Был это Томашек, бывший дворский паробок, взятый в войска по принуждению с последним набором, о котором с той поры слышно не было.
Это тот страшный налог кровью, когда детей отбирают у матерей, мужей у жён, у детей отцов, но когда его простой человек, не понимающий святого долга, оплачивает собственной землёй, имеет хоть то утешение, что её грудью заслонит.
Что же, когда пришелец уводит народ, чтобы истощить страну, когда каждый, ими схваченный, знает, что идёт на смерть, что к своим не вернётся или придёт хромающим старцем, когда их могилы порастут дёрном. Что же должно происходить в душе тех людей, когда им оглашают тот приговор, такой же страшный, как этот: Идите, осуждённые на вечный огонь! Сколько же должны были сойти с ума, сколько умирать от тоски, а сколько засохнуть от отчаяния! С воспоминаниями этой покинутой родимой хатки, в служении ненавистным людям, голоде и нужде, что это за доля изгнанников!
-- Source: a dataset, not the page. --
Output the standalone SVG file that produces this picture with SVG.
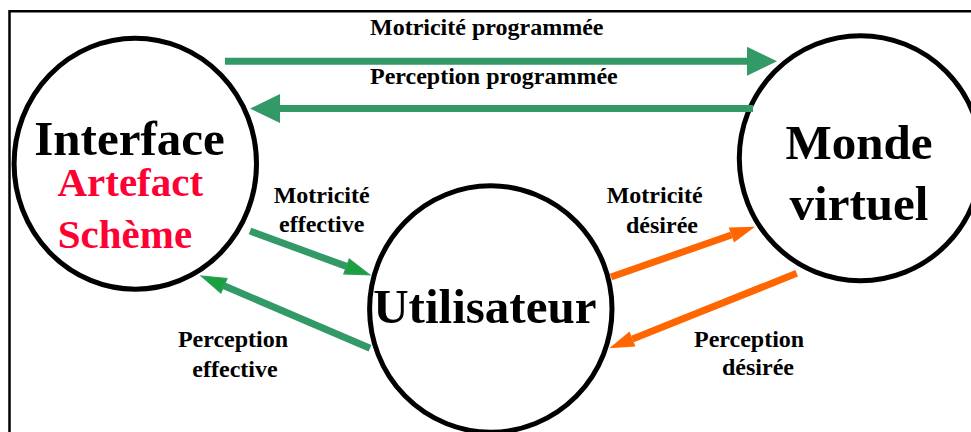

И бедный Томашек принадлежал к этим мученикам московской тирании и он, пожелтевший и побледневший, служил где-то за Волгой, скучая по Мазовии. Перебрасываемый из лазарета в лазарет, из полка в полк, наконец попал в тот, который нёс службу в Варшаве. Неоднократно всё, что в душе начало зарастать плесенью, в ней резко ожило. Молчаливый, ошеломлённый он ступил на эту землю, на которой родился, аромат которой, краски, звуки, всё напоминало ему его молодость. Уже из наполовину сломленного солдатской жизнью человека-машины достойный мазур снова сделался грустным и счастливым. Ничего не понимал, что делалось вокруг него, но после тех церквей, измазанных дикими красками, после тех индуистских пагод серые костёльчики показались ему восхитительными, он плакал под всеми крестами, которые встречал по дороге, каждый тёмный облик Божьей Матери Ченстоховской напоминал ему хату, в которой висел подобный образок. И на его груди, ещё семьёй повешенное в колыбели, дрожало такое же изображение. Дабы не выдать себя, бедняга молчал среди товарищей-русских, но когда его не видели, здоровался со своей землёй, целуя её и горстями прикладывая к страдающему сердцу. Томашек, может, в результате болезни и изнеможения был чрезвычайно жалок, вспоминал и панский двор, на котором ему было так хорошо, и маленькую панинку, которая им делала полдник. Настоящей удачей он узнал, что панинка с тёткой живут в Варшаве, и воспользовался первым позволением отлучиться, чтобы напомнить им о себе.